Participating Center(s): MSFC


This emerging alternative needs further maturation before it can be used in space missions. Common inks and dispersions used in inkjet printing and aerosol systems must be usable in plasma jet printers with proper nebulizers for extended deposition times. Throughput vs. plasma cylinder/nozzle diameter needs to be optimized with possibility of multiple nozzles that can be arranged in a showerhead configuration either to increase throughput or mix various types of feedstock for alloy-type materials.


In Phase I, a print head that can print materials using plasma and tailor oxidation states of materials should be developed. The print head should have an integrated fluid delivery system that can work in microgravity environment and should use low weight power supply. A preliminary prototype printer demonstrating basic features of plasma printing is a preferred deliverable.


In Phase II, the technology should be advanced by showing capability of printing a wide range of materials including organics, inorganics and others.
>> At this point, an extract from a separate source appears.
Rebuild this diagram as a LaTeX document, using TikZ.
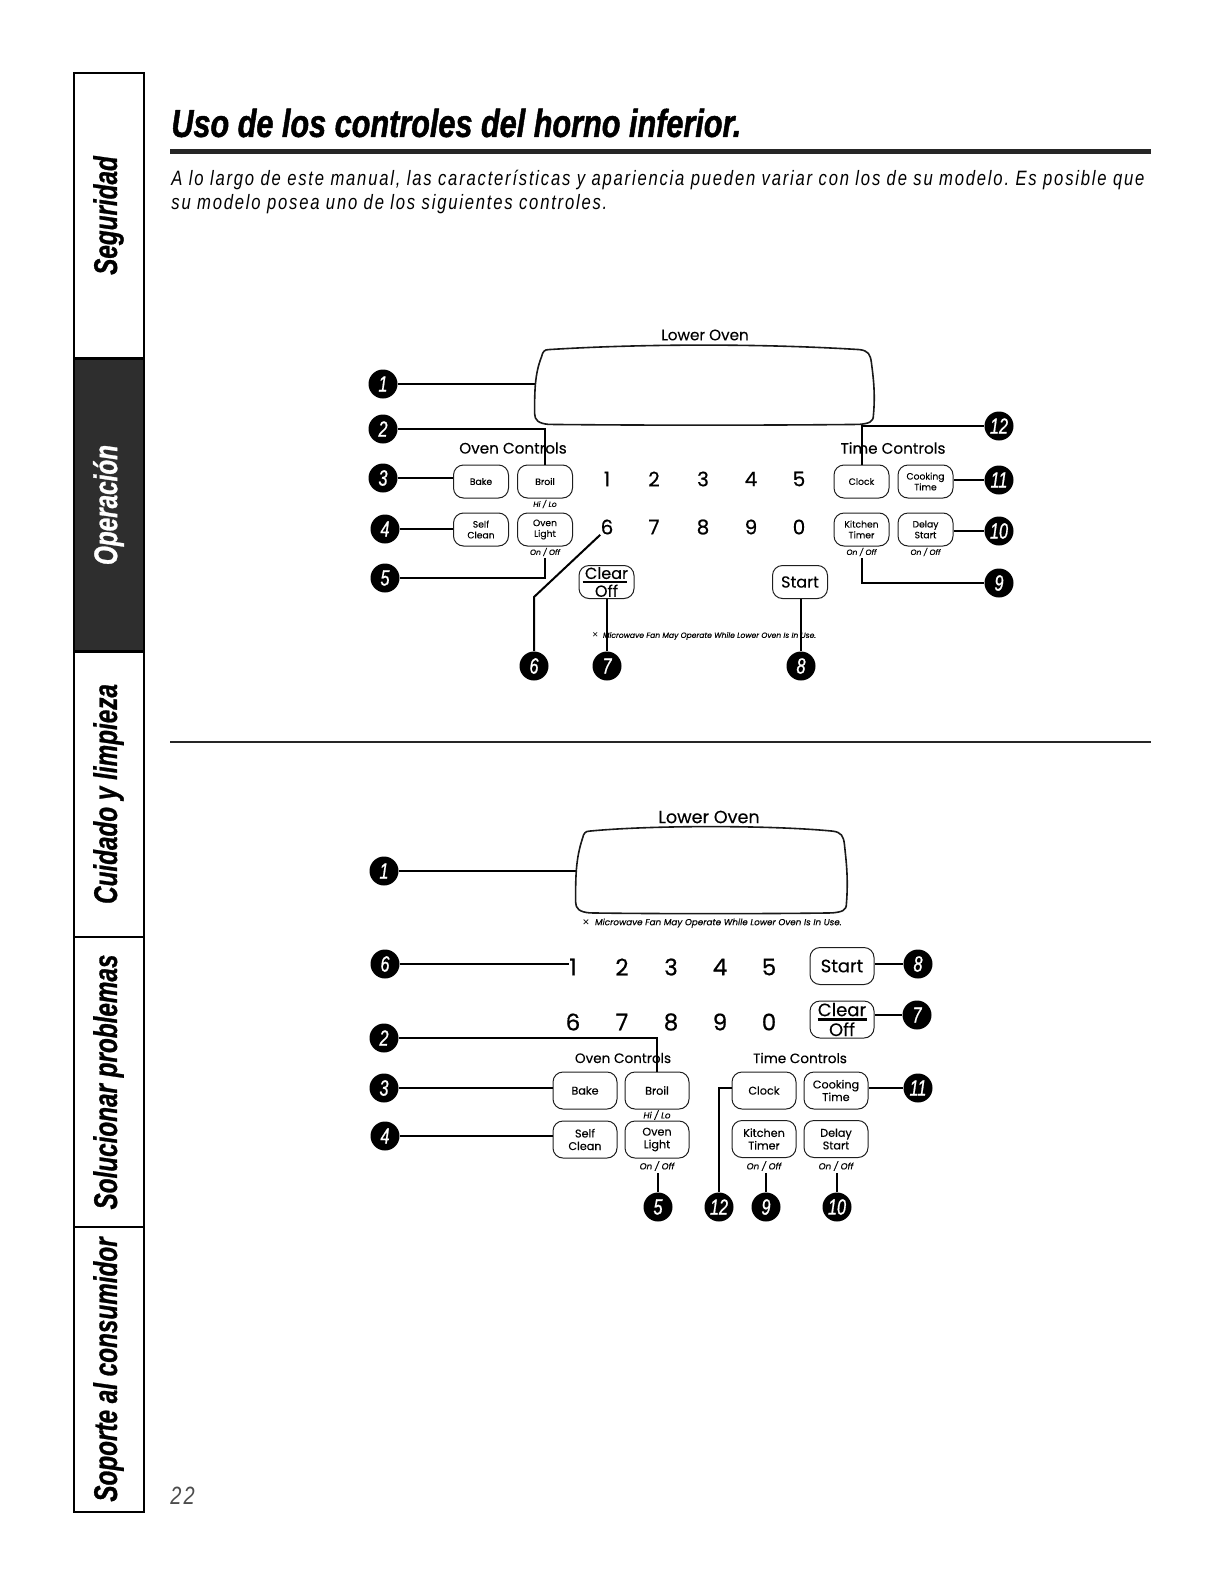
\documentclass[tikz,border=0pt]{standalone}
\usepackage{fontspec}
\usetikzlibrary{positioning, calc}
\setmainfont[FakeBold=0.25]{Poppins}
\newfontfamily\digitfont[FakeBold=0.6]{Poppins}
\newfontfamily\headfont[FakeStretch=0.74,FakeBold=0.8]{Liberation Sans}
\newfontfamily\titlefont[FakeStretch=0.785,FakeBold=1.2]{Liberation Sans}
\newfontfamily\introfont[FakeStretch=0.80,LetterSpace=8.6]{Liberation Sans}
\newfontfamily\fanfont{DejaVu Sans}
\definecolor{panelink}{RGB}{30,30,30}

\begin{document}
\begin{tikzpicture}[
	x=0.5pt, y=-0.5pt,
	tab/.style={draw=black, line width=1pt, rotate=90, minimum height=35pt, inner sep=0pt, font=\headfont\fontsize{16.4}{16.4}\selectfont\bfseries\itshape},
	badge/.style={circle, fill=black, text=white, minimum size=14.5pt, inner sep=0pt, font=\headfont\fontsize{11}{11}\selectfont\itshape},
	btn/.style={rectangle, draw=panelink, line width=0.5pt, rounded corners=5pt, minimum width=27.5pt, minimum height=16.5pt, inner sep=0pt, align=center, font=\fontsize{4.6}{5.4}\selectfont},
	bigbtn/.style={btn, minimum width=32pt, minimum height=18.5pt, font=\fontsize{5.6}{6.3}\selectfont},
	digit/.style={inner sep=0pt, font=\digitfont\fontsize{10}{10}\selectfont},
	bigdigit/.style={inner sep=0pt, font=\digitfont\fontsize{11.5}{11.5}\selectfont},
	note/.style={inner sep=0.6pt, font=\fontsize{3.8}{3.8}\selectfont\itshape},
	bignote/.style={inner sep=0.6pt, font=\fontsize{4.4}{4.4}\selectfont\itshape},
	head/.style={inner sep=0pt, font=\fontsize{7.6}{7.6}\selectfont},
	bighead/.style={inner sep=0pt, font=\fontsize{6.8}{6.8}\selectfont},
	intro/.style={anchor=west, inner sep=0pt, font=\introfont\frenchspacing\fontsize{10.4}{12}\selectfont\itshape},
	screen/.style={rectangle, inner sep=0pt},
	arrow/.style={draw=black, line width=1pt},
	rulebar/.style={draw=black, line width=1.2pt}
	]
	\useasboundingbox (0,0) rectangle (1224,1584);

	% Side tabs
	\node[tab, minimum width=142.5pt] (tabseg) at (108.5,215.5) {Seguridad};
	\node[tab, minimum width=146.5pt, fill=black!82, text=white] (tabope) at (108.5,505) {Operación};
	\node[tab, minimum width=143pt] (tabcui) at (108.5,794) {Cuidado y limpieza};
	\node[tab, minimum width=145pt] (tabsol) at (108.5,1082) {Solucionar problemas};
	\node[tab, minimum width=142.5pt] (tabsop) at (108.5,1369.5) {Soporte al consumidor};

	% Page heading
	\node[anchor=west, inner sep=0pt, font=\titlefont\fontsize{19.5}{19.5}\selectfont\bfseries\itshape] (title) at (171,123) {Uso de los controles del horno inferior.};
	\coordinate (ruleL) at (170,151.5);
	\coordinate (ruleR) at (1151,151.5);
	\draw[line width=2.4pt, black!85] (ruleL) -- (ruleR);
	\node[intro] (introa) at (171,180) {A lo largo de este manual, las características y apariencia pueden variar con los de su modelo. Es posible que};
	\node[intro] (introb) at (171,204) {su modelo posea uno de los siguientes controles.};
	\node[intro, text=black!70, font=\introfont\fontsize{12.5}{13}\selectfont\itshape] (pagenum) at (170,1496) {22};
	\coordinate (sepL) at (170,742);
	\coordinate (sepR) at (1151,742);
	\draw[line width=1pt, black!85] (sepL) -- (sepR);

	% Upper panel
	\node[screen, minimum width=169pt, minimum height=39pt] (dispA) at (704,386) {};
	\node[head] (lowerA) at (705,335) {Lower Oven};
	\node[head] (ovenA) at (513,448) {Oven Controls};
	\node[head] (timeA) at (893,448) {Time Controls};
	\node[btn] (bakeA) at (481,481.5) {Bake};
	\node[btn] (broilA) at (545,481.5) {Broil};
	\node[btn] (selfA) at (481,529.5) {Self\\Clean};
	\node[btn] (lightA) at (545,529.5) {Oven\\Light};
	\node[btn] (clockA) at (861.5,481.5) {Clock};
	\node[btn] (cookA) at (925.5,481.5) {Cooking\\Time};
	\node[btn] (kitchenA) at (861.5,529.5) {Kitchen\\Timer};
	\node[btn] (delayA) at (925.5,529.5) {Delay\\Start};
	\node[btn, font=\fontsize{8}{8.9}\selectfont] (clearA) at (606.5,582) {Clear\\Off};
	\node[btn, font=\fontsize{8}{8.4}\selectfont] (startA) at (800,582) {Start};
	\node[note] (hiloA) at (545,504) {Hi / Lo};
	\node[note] (lightnoteA) at (545,552) {On / Off};
	\node[note] (kitchennoteA) at (861.5,552) {On / Off};
	\node[note] (delaynoteA) at (925.5,552) {On / Off};
	\node[note] (fanA) at (704,636) {{\fanfont ✕}\ \ Microwave Fan May Operate While Lower Oven Is In Use.};
	\foreach \n/\xpos in {1/607,2/654,3/703,4/751,5/799}
		\node[digit] (dA\n) at (\xpos,479) {\n};
	\foreach \n/\xpos in {6/607,7/654,8/703,9/751,0/799}
		\node[digit] (dA\n) at (\xpos,527) {\n};

	\node[badge] (aone) at (383,384) {1};
	\node[badge] (atwo) at (383,429) {2};
	\node[badge] (athree) at (383,478) {3};
	\node[badge] (afour) at (385,529) {4};
	\node[badge] (afive) at (385,578) {5};
	\node[badge] (asix) at (534,666) {6};
	\node[badge] (aseven) at (607,666) {7};
	\node[badge] (aeight) at (801,666) {8};
	\node[badge] (anine) at (999,583) {9};
	\node[badge] (aten) at (999,531) {10};
	\node[badge] (aeleven) at (999,480) {11};
	\node[badge] (atwelve) at (999,426) {12};
	\coordinate (akink) at (534,597);

	% Upper connectors
	\draw[arrow] (aone) -- (dispA.west |- aone);
	\draw[arrow] (atwo) -| (broilA.north);
	\draw[arrow] (athree) -- (bakeA.west |- athree);
	\draw[arrow] (afour) -- (selfA.west |- afour);
	\draw[arrow] (afive) -| (lightnoteA.south);
	\draw[arrow] (asix) -- (akink) -- (dA6.south west);
	\draw[arrow] (aseven) -- (clearA.south -| aseven);
	\draw[arrow] (aeight) -- (startA.south -| aeight);
	\draw[arrow] (kitchennoteA.south) |- (anine);
	\draw[arrow] (aten) -- (delayA.east |- aten);
	\draw[arrow] (aeleven) -- (cookA.east |- aeleven);
	\draw[arrow] (atwelve) -| (clockA.north);
	\draw[rulebar] ($(clearA.west)+(4,0)$) -- ($(clearA.east)+(-8,0)$);

	% Lower panel
	\node[screen, minimum width=135pt, minimum height=42.5pt] (dispB) at (711,871) {};
	\node[head, font=\fontsize{8.8}{8.8}\selectfont] (lowerB) at (709,817) {Lower Oven};
	\node[bighead] (ovenB) at (623,1058) {Oven Controls};
	\node[bighead] (timeB) at (800,1058) {Time Controls};
	\node[bignote] (fanB) at (712,923) {{\fanfont ✕}\ \ Microwave Fan May Operate While Lower Oven Is In Use.};
	\node[bigbtn, font=\fontsize{9}{9}\selectfont] (startB) at (842,966) {Start};
	\node[bigbtn, font=\fontsize{9}{9.9}\selectfont] (clearB) at (842,1019.5) {Clear\\Off};
	\node[bigbtn] (bakeB) at (585,1090.5) {Bake};
	\node[bigbtn] (broilB) at (657,1090.5) {Broil};
	\node[bigbtn] (selfB) at (585,1139.5) {Self\\Clean};
	\node[bigbtn] (lightB) at (657,1139.5) {Oven\\Light};
	\node[bigbtn] (clockB) at (764,1090.5) {Clock};
	\node[bigbtn] (cookB) at (836,1090.5) {Cooking\\Time};
	\node[bigbtn] (kitchenB) at (764,1139) {Kitchen\\Timer};
	\node[bigbtn] (delayB) at (836,1139) {Delay\\Start};
	\node[bignote] (hiloB) at (657,1115) {Hi / Lo};
	\node[bignote] (lightnoteB) at (657,1166) {On / Off};
	\node[bignote] (kitchennoteB) at (764,1166) {On / Off};
	\node[bignote] (delaynoteB) at (836,1166) {On / Off};
	\foreach \n/\xpos in {1/573,2/622,3/671,4/720,5/769}
		\node[bigdigit] (dB\n) at (\xpos,967) {\n};
	\foreach \n/\xpos in {6/573,7/622,8/671,9/720,0/769}
		\node[bigdigit] (dB\n) at (\xpos,1022) {\n};

	\node[badge] (bone) at (384,871) {1};
	\node[badge] (bsix) at (385,964) {6};
	\node[badge] (btwo) at (384,1038) {2};
	\node[badge] (bthree) at (384,1088) {3};
	\node[badge] (bfour) at (385,1136) {4};
	\node[badge] (bfive) at (658,1207) {5};
	\node[badge] (btwelve) at (719,1207) {12};
	\node[badge] (bnine) at (766,1207) {9};
	\node[badge] (bten) at (837,1207) {10};
	\node[badge] (beight) at (918,964) {8};
	\node[badge] (bseven) at (917,1015) {7};
	\node[badge] (beleven) at (918,1088) {11};

	% Lower connectors
	\draw[arrow] (bone) -- (dispB.west);
	\draw[arrow] (bsix) -- (dB1.west |- bsix);
	\draw[arrow] (btwo) -| (broilB.north);
	\draw[arrow] (bthree) -- (bakeB.west |- bthree);
	\draw[arrow] (bfour) -- (selfB.west |- bfour);
	\draw[arrow] (bfive) -- (lightnoteB.south -| bfive);
	\draw[arrow] (btwelve) |- (clockB.west |- beleven);
	\draw[arrow] (bnine) -- (kitchennoteB.south -| bnine);
	\draw[arrow] (bten) -- (delaynoteB.south -| bten);
	\draw[arrow] (beight) -- (startB.east |- beight);
	\draw[arrow] (bseven) -- (clearB.east |- bseven);
	\draw[arrow] (beleven) -- (cookB.east |- beleven);
	\draw[rulebar] ($(clearB.west)+(8,0)$) -- ($(clearB.east)+(-8,0)$);

	% Display outlines
	\foreach \d in {dispA,dispB} {
		\draw[line width=0.8pt, black!90] ($(\d.north west)+(14,3)$) .. controls ($(\d.north)+(-60,-3)$) and ($(\d.north)+(60,-3)$) .. ($(\d.north east)+(-14,3)$)
			.. controls ($(\d.north east)+(-5,4)$) and ($(\d.north east)+(-3,8)$) .. ($(\d.north east)+(-2,16)$)
			.. controls ($(\d.east)+(0,-8)$) and ($(\d.east)+(2,8)$) .. ($(\d.south east)+(0,-10)$)
			.. controls ($(\d.south east)+(0,-3)$) and ($(\d.south east)+(-5,-2)$) .. ($(\d.south east)+(-14,-1)$)
			.. controls ($(\d.south)+(60,0)$) and ($(\d.south)+(-60,0)$) .. ($(\d.south west)+(14,-1)$)
			.. controls ($(\d.south west)+(4,-2)$) and ($(\d.south west)+(0,-5)$) .. ($(\d.south west)+(0,-12)$)
			.. controls ($(\d.west)+(0,6)$) and ($(\d.west)+(0,-12)$) .. ($(\d.north west)+(7,10)$)
			.. controls ($(\d.north west)+(8,5)$) and ($(\d.north west)+(10,3)$) .. ($(\d.north west)+(14,3)$);
	}
\end{tikzpicture}
\end{document}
The system also should be advanced by using appropriately sized electrical components, flow controllers etc. for meeting space operation needs and including an enclosure for trapping any airborne materials that would ensure safe use in closed environments such as the International Space Station.




Atmospheric pressure plasma jet systems have cross cutting applications in sterilization and plasma treatment of surfaces as well. Phase II should demonstrate in-situ resource utilization applications of the plasma jet including in-space printable electronics, removal of biological contaminations in science tools, etc. The completed system at the end of the effort should have integrated hardware and software.